In Belgium there is practically no such competition as exists in this country. The Government have had to face the difficult questions respecting it: they have solved them in a manner different from that adopted here. They have entered into an agreement for the division of competitive traffic between the State railways and the Grand Central Belge. Under this arrangement the route over which the traffic is conveyed is credited with the whole of the terminals, and 50 per cent. of the carrying receipts. The remaining 50 per cent. is apportioned between the two competing routes on the following basis, viz:—

Each route is credited with 25 per cent. if the mileage is equal.

The longest route is credited with

22½ per cent. if the mileage does not exceed the
 shortest route by 5 per cent.
18   ” ”    ”   ”  10 ” ”
13½  ” ”    ”   ”  15 ” ”
9   ” ”    ”   ”  20 ” ”
4½   ” ”    ”   ”  25 ” ”

The route selected by either the State railways or the Grand Central Belge must not exceed the distance by the shortest route by more than 25 per cent.; above which limit all competition ceases.

In Germany exist arrangements practically amounting to a division of traffic. For instance, the shortest route from Elberfeld to Bâle is viâ Coblenz-Strasburg. The traffic to Bâle is carried every alternate month by the Right Rhenish route over the Badisch State railway, and by the Left Rhenish route over the Alsace-Lorraine railways. As regards traffic with Austria-Hungary arrangements are made which ensure to each line a certain percentage. In the event of the returns showing that one company have not carried their fixed share, they are entitled to a money compensation.
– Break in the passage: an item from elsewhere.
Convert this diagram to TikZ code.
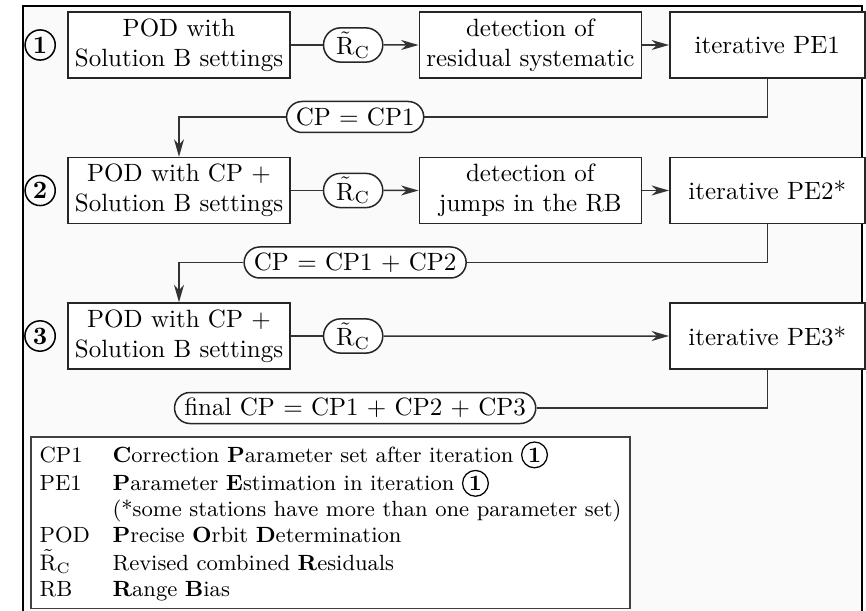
\documentclass[tikz,border=0pt]{standalone}
\usepackage{amsmath,amssymb}
\usepackage{tikz}
\usetikzlibrary{arrows.meta,positioning,calc,shapes.misc}

\newcommand{\itnum}[1]{\tikz[baseline=(c.base)]\node[circle,draw,line width=0.5pt,inner sep=0.9pt,font=\bfseries] (c) {#1};}
\newcommand{\Rc}{$\tilde{\mathrm{R}}_{\mathrm{C}}$}

\begin{document}
\begin{tikzpicture}[x=0.4pt,y=-0.4pt,>={Stealth[length=7pt,width=4pt,inset=2.2pt]},
    stepbox/.style={draw=black!85,fill=white,line width=0.6pt,align=center,minimum width=88.8pt,minimum height=26.4pt,inner sep=2pt},
    pebox/.style={stepbox,minimum width=78pt},
    pill/.style={draw=black!85,fill=white,line width=0.6pt,rounded rectangle,inner xsep=2.5pt,inner ysep=1.5pt,minimum height=12.4pt},
    itstep/.style={circle,draw,line width=0.6pt,inner sep=1.2pt,font=\bfseries},
    link/.style={draw=black!80,line width=0.6pt}]
    \useasboundingbox (0,0) rectangle (866,611);
    % frame (cut at the bottom)
    \fill[black!2] (23,6) rectangle (862,611);
    \draw[line width=1.1pt] (23,611) |- (862,6) -- (862,611);
    % Iteration 1
    \node[stepbox] (pod1) at (179,45) {POD with\\Solution B settings};
    \node[itstep,left=4.5pt of pod1] (n1) {1};
    \node[pill,right=12.8pt of pod1] (rc1) {\Rc};
    \node[stepbox,right=14pt of rc1] (det1) {detection of\\residual systematic};
    \node[pebox,right=10.8pt of det1] (pe1) {iterative PE1};
    \draw[link] (pod1) -- (rc1);
    \draw[link,->] (rc1) -- (det1);
    \draw[link,->] (det1) -- (pe1);
    % Iteration 2
    \node[stepbox,below=31.2pt of pod1] (pod2) {POD with CP $+$\\Solution B settings};
    \node[itstep,left=4.5pt of pod2] (n2) {2};
    \node[pill,right=12.8pt of pod2] (rc2) {\Rc};
    \node[stepbox,right=14pt of rc2] (det2) {detection of\\jumps in the RB};
    \node[pebox,right=10.8pt of det2] (pe2) {iterative PE2*};
    \draw[link] (pod2) -- (rc2);
    \draw[link,->] (rc2) -- (det2);
    \draw[link,->] (det2) -- (pe2);
    % Iteration 3
    \node[stepbox,below=31.2pt of pod2] (pod3) {POD with CP $+$\\Solution B settings};
    \node[itstep,left=4.5pt of pod3] (n3) {3};
    \node[pill,right=12.8pt of pod3] (rc3) {\Rc};
    \node[pebox,below=31.2pt of pe2] (pe3) {iterative PE3*};
    \draw[link] (pod3) -- (rc3);
    \draw[link,->] (rc3) -- (pe3);
    % correction parameters
    \path (rc1) ++(2,72) node[pill] (cp1) {CP $=$ CP1};
    \path (rc2) ++(2,72) node[pill] (cp2) {CP $=$ CP1 $+$ CP2};
    \path (rc3) ++(2,72) node[pill] (cp3) {final CP $=$ CP1 $+$ CP2 $+$ CP3};
    \draw[link] (pe1.south) |- (cp1.east);
    \draw[link,->] (cp1.west) -| (pod2.north);
    \draw[link] (pe2.south) |- (cp2.east);
    \draw[link,->] (cp2.west) -| (pod3.north);
    \draw[link] (pe3.south) |- (cp3.east);
    % legend
    \node[draw=black!75,fill=white,line width=0.7pt,anchor=north west,inner xsep=3.5pt,inner ysep=1.8pt,
      font=\fontsize{8.8}{10.3}\selectfont] (legend) at (30,436)
      {\begin{tabular}{@{}p{29.2pt}@{}l@{}}
        CP1 & \textbf{C}orrection \textbf{P}arameter set after iteration \itnum{1}\\
        PE1 & \textbf{P}arameter \textbf{E}stimation in iteration \itnum{1}\\
            & (*some stations have more than one parameter set)\\
        POD & \textbf{P}recise \textbf{O}rbit \textbf{D}etermination\\
        \Rc & Revised combined \textbf{R}esiduals\\
        RB  & \textbf{R}ange \textbf{B}ias
      \end{tabular}};
\end{tikzpicture}
\end{document}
Undoubtedly the suggestion of Sir B. Samuelson that reductions should be made in the expenses of working railways, and that undue competition should be avoided by arrangements between the companies, is important and well worthy of consideration. To commerce generally, and to the traders using railways, it might clearly be advantageous. It may, however, be premature to expect that at present such agreements as he suggests would be sanctioned by Parliament, except upon onerous conditions. If such agreements were favourably regarded by the representatives of commerce and agriculture in Parliament, the companies would more willingly enter into them. In many cases greater economy and improved working would undoubtedly result, and there is no reason why such arrangements should not be made beneficial to the public as well as fair to the railway companies.


SECTION XVI.
RAILWAYS AND CANALS.

Great stress is laid on the importance of canals. Railway companies have been accused of preventing them from competing with railways, of improperly getting possession of them, not maintaining them, and so acting as to force the traffic on to their lines. In Parliament and elsewhere they have been charged with purchasing canals and then deliberately killing them, either by ceasing to keep them in repair or by reducing rates upon their lines to a point which makes competition by the canals impossible. These assertions have been made before Royal Commissions and Select Committees. In no official report or other authoritative document, however, have they been declared proved; and it is submitted that facts do not warrant them. Not to the artifices of railway companies, but to altered conditions of trade is due, in the main, the inability of many canals to hold their own against railways. The necessity for rapid transit, the disinclination to keep large stocks, the growth of the practice of applying to the producer or manufacturer as orders come in, and as occasion requires, and the low rates by railway for articles which canals can convey, have all been unfavourable to the latter. It is not unimportant to note that no Commission or Committee has been able to point out any mode in which the decline of canal traffic—“the creeping paralysis of our inland waterways”—could be arrested. We may, too, incidentally note the considerable diversity of opinion as to the importance of canals generally. Some complain that great injury has been done to the trading community by the absorption of the canals by railway companies.[105] Others will have it that too much importance is attached to canals; they have been even described as “those wretched little waterways which could never compete successfully with the great railway companies.”[106]